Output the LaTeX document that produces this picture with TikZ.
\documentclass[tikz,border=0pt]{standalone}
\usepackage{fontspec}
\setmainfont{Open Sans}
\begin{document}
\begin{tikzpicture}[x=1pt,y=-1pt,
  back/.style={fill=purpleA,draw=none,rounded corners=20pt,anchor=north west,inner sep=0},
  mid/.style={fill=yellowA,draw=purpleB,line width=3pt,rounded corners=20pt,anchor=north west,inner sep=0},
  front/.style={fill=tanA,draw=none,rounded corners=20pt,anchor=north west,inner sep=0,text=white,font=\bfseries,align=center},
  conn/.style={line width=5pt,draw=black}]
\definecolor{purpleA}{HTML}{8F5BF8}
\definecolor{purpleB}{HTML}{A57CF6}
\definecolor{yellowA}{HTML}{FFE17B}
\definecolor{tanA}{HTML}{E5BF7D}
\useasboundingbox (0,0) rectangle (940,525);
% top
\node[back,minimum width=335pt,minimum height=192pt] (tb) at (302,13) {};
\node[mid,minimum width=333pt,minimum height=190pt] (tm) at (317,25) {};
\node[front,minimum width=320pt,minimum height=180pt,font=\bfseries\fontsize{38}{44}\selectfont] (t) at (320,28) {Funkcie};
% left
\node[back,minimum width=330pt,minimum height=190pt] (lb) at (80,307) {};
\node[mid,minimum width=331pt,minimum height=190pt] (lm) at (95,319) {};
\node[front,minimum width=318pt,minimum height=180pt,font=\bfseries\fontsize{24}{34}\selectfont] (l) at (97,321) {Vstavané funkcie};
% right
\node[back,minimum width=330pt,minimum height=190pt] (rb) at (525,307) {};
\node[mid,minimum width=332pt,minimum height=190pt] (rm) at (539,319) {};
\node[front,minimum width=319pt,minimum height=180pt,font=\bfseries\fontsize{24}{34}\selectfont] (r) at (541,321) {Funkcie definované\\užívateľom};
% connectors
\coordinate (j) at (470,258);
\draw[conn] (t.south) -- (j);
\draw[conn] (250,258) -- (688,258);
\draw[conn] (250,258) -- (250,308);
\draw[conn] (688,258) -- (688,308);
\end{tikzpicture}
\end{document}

◆ ◆ ◆ ◆ ◆ ◆ ◆

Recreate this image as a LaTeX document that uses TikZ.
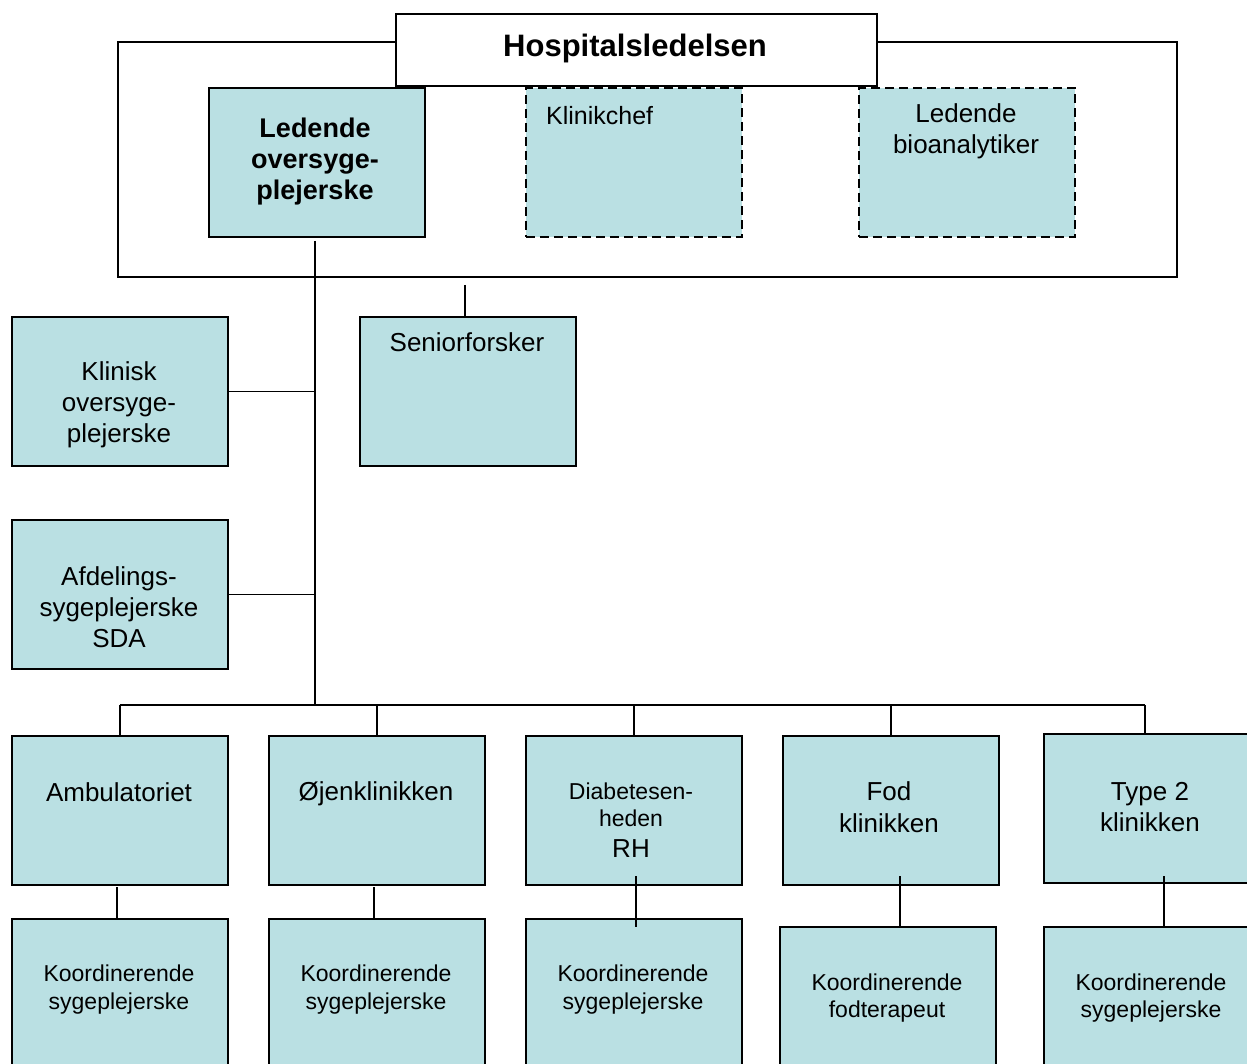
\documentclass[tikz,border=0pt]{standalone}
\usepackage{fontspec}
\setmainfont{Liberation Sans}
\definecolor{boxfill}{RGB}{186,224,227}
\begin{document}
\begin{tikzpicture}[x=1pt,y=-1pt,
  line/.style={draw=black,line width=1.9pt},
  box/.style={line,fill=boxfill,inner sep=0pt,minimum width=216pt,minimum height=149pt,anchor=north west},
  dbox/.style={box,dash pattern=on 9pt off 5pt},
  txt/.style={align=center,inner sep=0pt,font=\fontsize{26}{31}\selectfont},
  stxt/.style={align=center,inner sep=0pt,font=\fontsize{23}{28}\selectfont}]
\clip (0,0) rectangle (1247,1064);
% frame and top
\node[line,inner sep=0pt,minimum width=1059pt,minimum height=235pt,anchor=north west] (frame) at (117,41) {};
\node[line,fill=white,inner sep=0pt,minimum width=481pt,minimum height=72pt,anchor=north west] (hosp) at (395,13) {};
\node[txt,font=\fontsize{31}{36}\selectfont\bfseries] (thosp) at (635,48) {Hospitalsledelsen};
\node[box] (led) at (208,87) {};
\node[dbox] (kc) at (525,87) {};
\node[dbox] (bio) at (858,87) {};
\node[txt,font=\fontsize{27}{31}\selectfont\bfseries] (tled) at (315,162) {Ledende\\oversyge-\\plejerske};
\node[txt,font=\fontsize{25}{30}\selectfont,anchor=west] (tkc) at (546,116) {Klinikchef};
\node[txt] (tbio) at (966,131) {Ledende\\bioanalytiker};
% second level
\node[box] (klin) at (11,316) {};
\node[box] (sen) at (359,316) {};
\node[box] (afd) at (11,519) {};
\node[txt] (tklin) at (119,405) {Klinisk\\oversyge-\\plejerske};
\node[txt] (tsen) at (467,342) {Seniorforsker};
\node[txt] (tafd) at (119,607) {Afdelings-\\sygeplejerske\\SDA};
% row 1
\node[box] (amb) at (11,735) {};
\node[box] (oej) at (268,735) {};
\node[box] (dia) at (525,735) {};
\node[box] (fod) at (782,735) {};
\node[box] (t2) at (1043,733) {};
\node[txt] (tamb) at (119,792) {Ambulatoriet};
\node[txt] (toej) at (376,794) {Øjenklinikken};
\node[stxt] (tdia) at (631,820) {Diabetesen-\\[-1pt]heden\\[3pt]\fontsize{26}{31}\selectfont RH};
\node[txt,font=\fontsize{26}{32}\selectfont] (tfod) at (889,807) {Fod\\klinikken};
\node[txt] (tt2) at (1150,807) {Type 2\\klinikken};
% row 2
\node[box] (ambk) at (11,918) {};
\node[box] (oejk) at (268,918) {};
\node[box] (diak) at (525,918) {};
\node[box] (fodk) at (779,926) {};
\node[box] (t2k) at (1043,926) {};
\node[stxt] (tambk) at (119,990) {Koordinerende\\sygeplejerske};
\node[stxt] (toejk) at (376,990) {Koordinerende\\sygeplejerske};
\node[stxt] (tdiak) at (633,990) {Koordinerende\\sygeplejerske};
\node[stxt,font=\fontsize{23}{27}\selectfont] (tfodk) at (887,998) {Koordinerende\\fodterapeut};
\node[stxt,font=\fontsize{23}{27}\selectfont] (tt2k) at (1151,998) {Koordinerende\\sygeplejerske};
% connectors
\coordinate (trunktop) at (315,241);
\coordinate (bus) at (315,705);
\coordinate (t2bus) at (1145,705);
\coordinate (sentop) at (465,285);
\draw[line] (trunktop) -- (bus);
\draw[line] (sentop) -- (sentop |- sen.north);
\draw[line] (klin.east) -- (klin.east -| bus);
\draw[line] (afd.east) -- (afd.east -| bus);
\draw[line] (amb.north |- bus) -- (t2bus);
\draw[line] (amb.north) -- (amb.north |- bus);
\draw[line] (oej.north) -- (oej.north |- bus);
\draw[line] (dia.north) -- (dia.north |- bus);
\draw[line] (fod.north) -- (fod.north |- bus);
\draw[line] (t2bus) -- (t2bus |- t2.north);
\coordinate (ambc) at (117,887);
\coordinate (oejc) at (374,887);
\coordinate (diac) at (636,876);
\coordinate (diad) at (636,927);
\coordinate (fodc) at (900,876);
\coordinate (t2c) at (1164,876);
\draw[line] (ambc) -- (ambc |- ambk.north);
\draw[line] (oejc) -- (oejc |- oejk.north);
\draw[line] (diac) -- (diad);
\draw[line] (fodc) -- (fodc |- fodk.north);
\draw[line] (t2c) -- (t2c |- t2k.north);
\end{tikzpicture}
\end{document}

◆ ◆ ◆ ◆ ◆ ◆ ◆

SET TASK =
Locate all lines in the listing above with the word "that" and copy them.

FULL SOLUTION =
Output the LaTeX document that produces this picture with TikZ.
Recreate this image as a LaTeX document that uses TikZ.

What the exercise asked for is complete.